In [1]:
# tensorflow tokenizer

from tensorflow.keras.preprocessing.text import Tokenizer

sentences = ['Jane really really likes me', 
             'Jane likes movies']

tokenizer = Tokenizer()
tokenizer.fit_on_texts(sentences)

tokenizer.word_index

{'jane': 1, 'really': 2, 'likes': 3, 'me': 4, 'movies': 5}

In [2]:
# texts_to_sequences

word_encoding = tokenizer.texts_to_sequences(sentences)
word_encoding

[[1, 2, 2, 3, 4], [1, 3, 5]]

In [3]:
# what if a new word that is not in vocabulary comes in?

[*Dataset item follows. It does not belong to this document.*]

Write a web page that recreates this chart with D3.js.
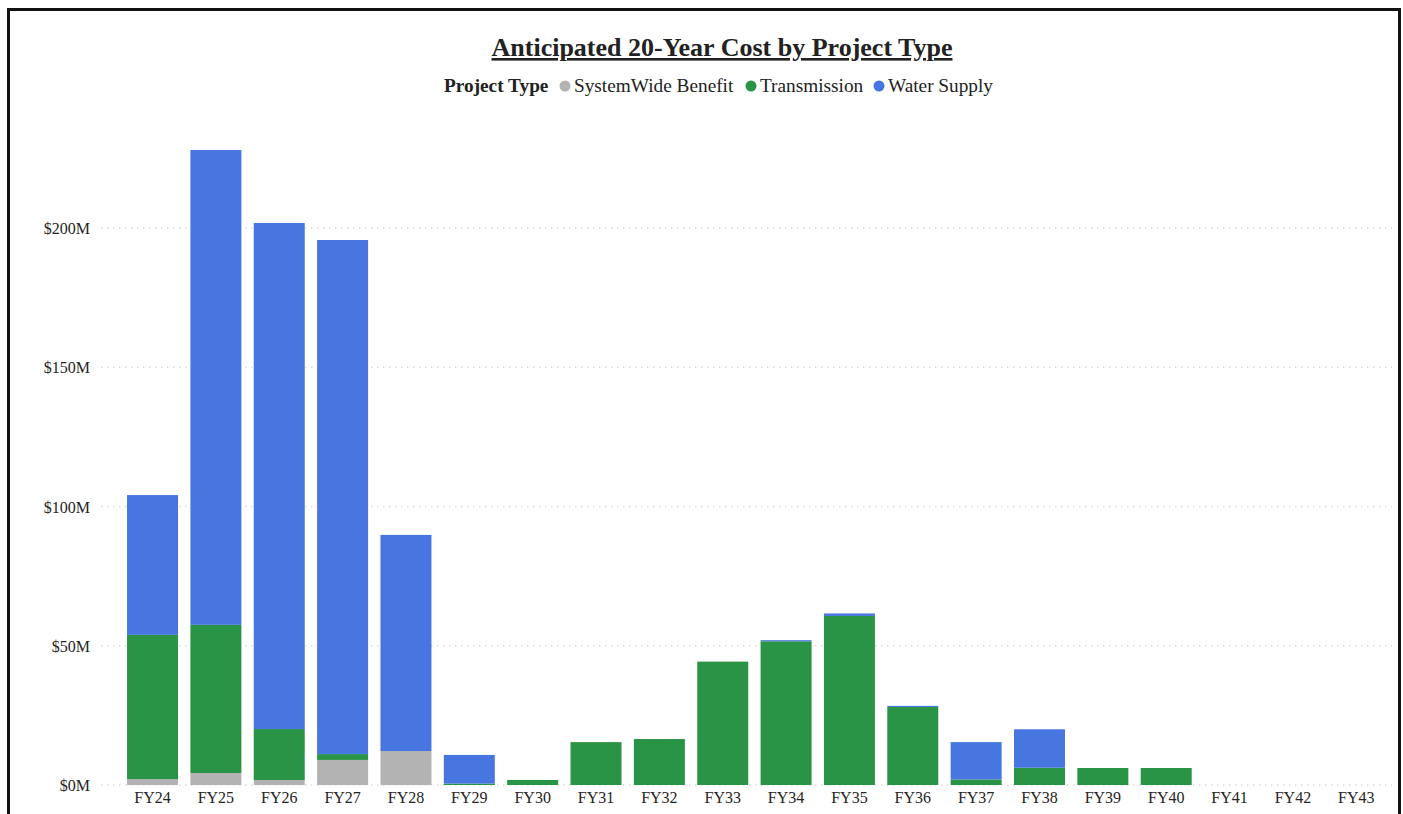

new_sentences = ['Jane likes me and Tom']
new_word_encoding = tokenizer.texts_to_sequences(new_sentences)
new_word_encoding

# and/Tom are missing

[[1, 3, 4]]

In [4]:
## process OOV (out of vacabulary)

tokenizer = Tokenizer(oov_token='<OOV>')
tokenizer.fit_on_texts(sentences)
word_index = tokenizer.word_index

new_word_encoding = tokenizer.texts_to_sequences(new_sentences)

print(word_index)
print(new_word_encoding)

# and/Tom are tokenized as 1('OOV')

{'<OOV>': 1, 'jane': 2, 'really': 3, 'likes': 4, 'me': 5, 'movies': 6}
[[2, 4, 5, 1, 1]]


In [5]:
# num_words

tokenizer = Tokenizer(num_words=3, oov_token='<OOV>')
tokenizer.fit_on_texts(sentences)
word_index = tokenizer.word_index 

new_word_encoding = tokenizer.texts_to_sequences(new_sentences)

print(word_index)
print(new_word_encoding)

# only Jane is tokenized as > 1

{'<OOV>': 1, 'jane': 2, 'really': 3, 'likes': 4, 'me': 5, 'movies': 6}
[[2, 1, 1, 1, 1]]


In [6]:
# padding (0-fill from the front)

from tensorflow.keras.preprocessing.sequence import pad_sequences

padded = pad_sequences(word_encoding)
padded

array([[1, 2, 2, 3, 4],
       [0, 0, 1, 3, 5]])

In [7]:
# padding (0-fill from the back)

padded = pad_sequences(word_encoding, padding='post')
padded

array([[1, 2, 2, 3, 4],
       [1, 3, 5, 0, 0]])

In [8]:
# maxlen (cut from the front)

padded = pad_sequences(word_encoding, padding='post', maxlen=4)
padded

array([[2, 2, 3, 4],
       [1, 3, 5, 0]])

In [9]:
# maxlen (cut from the back)

padded = pad_sequences(word_encoding, padding='post', maxlen=4, truncating='post')
padded

array([[1, 2, 2, 3],
       [1, 3, 5, 0]])